0

I have a CSV file which has two columns 'title' and 'description' . The Description columns has HTML elements . I am trying to replace 'InterviewNotification' with InterviewAlert .

screenshot here of csv file

This is the code i wrote :

text = open("data.csv", "r")
text = ''.join([i for i in text]).replace("InterviewNotification", "InterviewAlert")
x = open("output.csv","w")
x.writelines(text)
x.close()

But, Im getting this Error :

      File "C:\Users\Zed\AppData\Local\Programs\Python\Python39\lib\encodings\cp1252.py", line 23, in decode
    return codecs.charmap_decode(input,self.errors,decoding_table)[0]
UnicodeDecodeError: 'charmap' codec can't decode byte 0x9d in position 5786: character maps to <undefined>

Also used pandas , here is the code :

dataframe = pd.read_csv("data.csv")  
# using the replace() method 
dataframe.replace(to_replace ="InterviewNotification", value = "InterviewAlert",  inplace = True) 

still no Luck.
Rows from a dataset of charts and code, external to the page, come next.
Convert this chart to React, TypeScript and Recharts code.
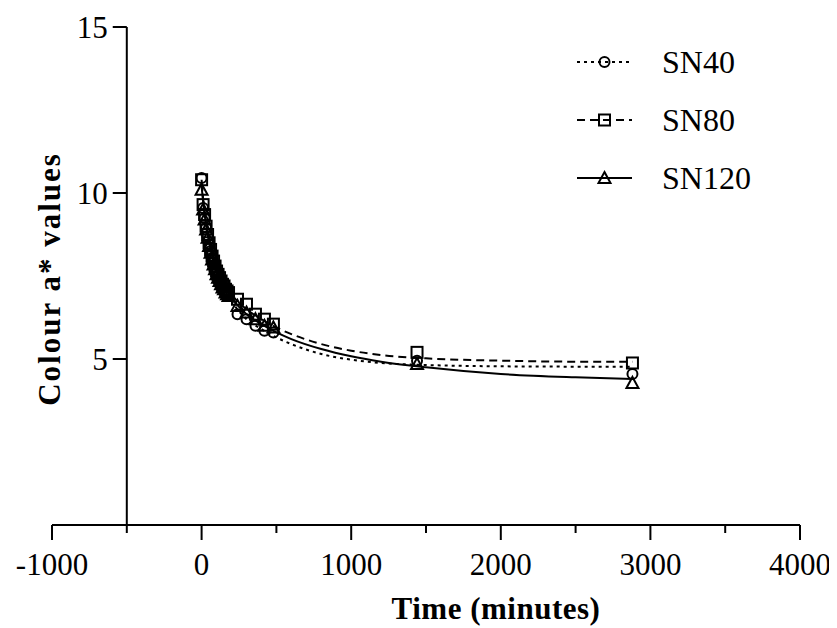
import { ComposedChart, Line, Scatter, XAxis, YAxis, ReferenceLine } from "recharts"

// measured times (minutes) and colour a* readings
const sampleTimes = [0, 10, 20, 30, 40, 50, 60, 70, 80, 90, 100, 110, 120, 130, 140, 150, 160, 170, 180, 240, 300, 360, 420, 480, 1440, 2880]
const sn40 = [10.45, 9.55, 9.25, 8.95, 8.7, 8.45, 8.25, 8.05, 7.9, 7.75, 7.6, 7.5, 7.4, 7.3, 7.2, 7.15, 7.05, 7.0, 6.95, 6.35, 6.2, 6.0, 5.85, 5.8, 4.95, 4.55]
const sn80 = [10.4, 9.65, 9.35, 9.0, 8.75, 8.5, 8.3, 8.1, 7.95, 7.8, 7.65, 7.55, 7.45, 7.35, 7.25, 7.2, 7.1, 7.05, 7.0, 6.8, 6.65, 6.35, 6.2, 6.05, 5.2, 4.88]
const sn120 = [10.1, 9.5, 9.2, 8.9, 8.65, 8.4, 8.2, 8.0, 7.85, 7.7, 7.55, 7.45, 7.35, 7.25, 7.15, 7.1, 7.0, 6.95, 6.9, 6.6, 6.4, 6.2, 6.0, 5.95, 4.85, 4.28]

// fitted decay curves
const fitTimes = [0, 20, 50, 100, 150, 200, 300, 400, 500, 600, 800, 1000, 1200, 1500, 2000, 2500, 2880]
const fit40 = [10.4, 9.4, 8.55, 7.7, 7.15, 6.75, 6.2, 5.9, 5.65, 5.45, 5.15, 4.98, 4.88, 4.82, 4.78, 4.77, 4.77]
const fit80 = [10.3, 9.4, 8.6, 7.8, 7.3, 6.95, 6.5, 6.2, 5.95, 5.75, 5.45, 5.25, 5.12, 5.02, 4.95, 4.92, 4.92]
const fit120 = [10.2, 9.35, 8.55, 7.75, 7.25, 6.85, 6.35, 6.05, 5.8, 5.6, 5.3, 5.08, 4.92, 4.75, 4.55, 4.45, 4.4]

const xTicks = [-1000, -500, 0, 500, 1000, 1500, 2000, 2500, 3000, 3500, 4000]
const yTicks = [5, 10, 15]

const FONT = "'Liberation Serif', 'Times New Roman', serif"
const Y_AXIS_AT = -500
const Y_TICK_LEN = 94 // in x units, ~14px

const toPoints = (ts: number[], vs: number[]) => ts.map((t, i) => ({ t, v: vs[i] }))

const pts40 = toPoints(sampleTimes, sn40)
const pts80 = toPoints(sampleTimes, sn80)
const pts120 = toPoints(sampleTimes, sn120)
const line40 = toPoints(fitTimes, fit40)
const line80 = toPoints(fitTimes, fit80)
const line120 = toPoints(fitTimes, fit120)

function CircleMark({ cx, cy }: any) {
    return <circle cx={cx} cy={cy} r={5} fill="none" stroke="#000" strokeWidth={2} />
}

function SquareMark({ cx, cy }: any) {
    return <rect x={cx - 5.5} y={cy - 5.5} width={11} height={11} fill="none" stroke="#000" strokeWidth={2} />
}

function TriangleMark({ cx, cy }: any) {
    return (
        <polygon
            points={`${cx},${cy - 6} ${cx + 6},${cy + 5} ${cx - 6},${cy + 5}`}
            fill="none"
            stroke="#000"
            strokeWidth={2}
        />
    )
}

function XTick(props: any) {
    const { x, y, payload } = props
    const major = payload.value % 1000 === 0
    return (
        <g>
            <line x1={x} x2={x} y1={y} y2={y + (major ? 15 : 8)} stroke="#000" strokeWidth={2} />
            {major && (
                <text x={x} y={y + 50} textAnchor="middle" fontSize={31} fontFamily={FONT} fill="#000">
                    {payload.value}
                </text>
            )}
        </g>
    )
}

const legendItems = [
    { name: "SN40", dash: "3 4", Mark: CircleMark },
    { name: "SN80", dash: "8 5", Mark: SquareMark },
    { name: "SN120", dash: undefined, Mark: TriangleMark },
]

export default function App() {
    return (
        <div style={{ position: "relative", width: 829, height: 620, background: "#fff" }}>
            <ComposedChart width={829} height={620} margin={{ top: 19, right: 37, left: 44, bottom: 43 }}>
                <XAxis
                    type="number"
                    dataKey="t"
                    domain={[-1000, 4000]}
                    ticks={xTicks}
                    interval={0}
                    height={60}
                    axisLine={{ stroke: "#000", strokeWidth: 2 }}
                    tickLine={false}
                    tickSize={0}
                    tickMargin={0}
                    tick={<XTick />}
                />
                <YAxis hide type="number" dataKey="v" domain={[0, 15]} />

                <ReferenceLine
                    segment={[{ x: Y_AXIS_AT, y: 0 }, { x: Y_AXIS_AT, y: 15 }]}
                    stroke="#000"
                    strokeWidth={2}
                />
                {yTicks.map((v) => (
                    <ReferenceLine
                        key={v}
                        segment={[{ x: Y_AXIS_AT - Y_TICK_LEN, y: v }, { x: Y_AXIS_AT, y: v }]}
                        stroke="#000"
                        strokeWidth={2}
                        label={{ value: String(v), position: "left", offset: 5, fontSize: 31, fontFamily: FONT, fill: "#000" }}
                    />
                ))}

                <Line data={line40} dataKey="v" type="monotone" stroke="#000" strokeWidth={2} strokeDasharray="3 4" dot={false} isAnimationActive={false} />
                <Line data={line80} dataKey="v" type="monotone" stroke="#000" strokeWidth={2} strokeDasharray="8 5" dot={false} isAnimationActive={false} />
                <Line data={line120} dataKey="v" type="monotone" stroke="#000" strokeWidth={2} dot={false} isAnimationActive={false} />

                <Scatter data={pts40} dataKey="v" shape={<CircleMark />} isAnimationActive={false} />
                <Scatter data={pts80} dataKey="v" shape={<SquareMark />} isAnimationActive={false} />
                <Scatter data={pts120} dataKey="v" shape={<TriangleMark />} isAnimationActive={false} />
            </ComposedChart>

            <svg width={829} height={620} style={{ position: "absolute", left: 0, top: 0, pointerEvents: "none" }}>
                <text x={488} y={611} textAnchor="middle" fontSize={31} fontWeight="bold" letterSpacing={0.5} fontFamily={FONT} fill="#000">
                    Time (minutes)
                </text>
                <text
                    transform="translate(52,271) rotate(-90)"
                    textAnchor="middle"
                    fontSize={31}
                    fontWeight="bold"
                    letterSpacing={2}
                    fontFamily={FONT}
                    fill="#000"
                >
                    Colour a* values
                </text>
                {legendItems.map(({ name, dash, Mark }, i) => {
                    const cy = 54 + i * 58
                    return (
                        <g key={name}>
                            <line x1={569} x2={624} y1={cy} y2={cy} stroke="#000" strokeWidth={2} strokeDasharray={dash} />
                            <Mark cx={596.5} cy={cy} />
                            <text x={654} y={cy + 11} fontSize={32} fontFamily={FONT} fill="#000">
                                {name}
                            </text>
                        </g>
                    )
                })}
            </svg>
        </div>
    )
}
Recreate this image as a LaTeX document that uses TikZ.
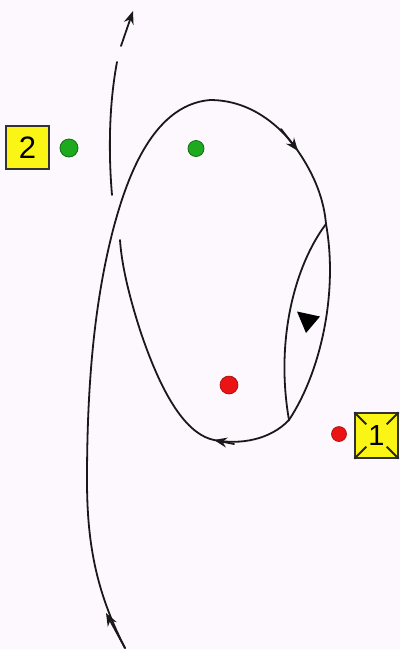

Help pls

  • as the raised exception says, you have a UnicodeError. that means your original data is "malformed", i.e. there are char bytes which cannot be decoded with the encoding you're using, which is `UTF` by default. your data is probably not using it, so you should check the original document encoding, then read the file with `open(path, 'rb')` and decode the resulting bytes string with the correct format – nxet Dec 09 '20 at 18:28
  • Please do not mark your own question text as citations with the vertical bar in front created by `>` when editing. – bjhend Dec 09 '20 at 18:47

2 Answers2

0

Have you tried specifying the encoding as "utf-8" in your first line? For example:

text = open("data.csv", encoding="utf8")

It seems that your issue may be related to this question

Matthew Cox
  • 1,047
  • 10
  • 23
0

You open the file but you do not read it. To get the text itself do this:

textFile = open("data.csv", "r")
text = textFile.read()
textFile.close()

Or, to improve the code, use a context manager:

with open("data.csv", "r") as textFile:
    text = textFile.read()

This ensures that the file is properly closed even if the intermediate code raises an exception.

bjhend
  • 1,538
  • 11
  • 25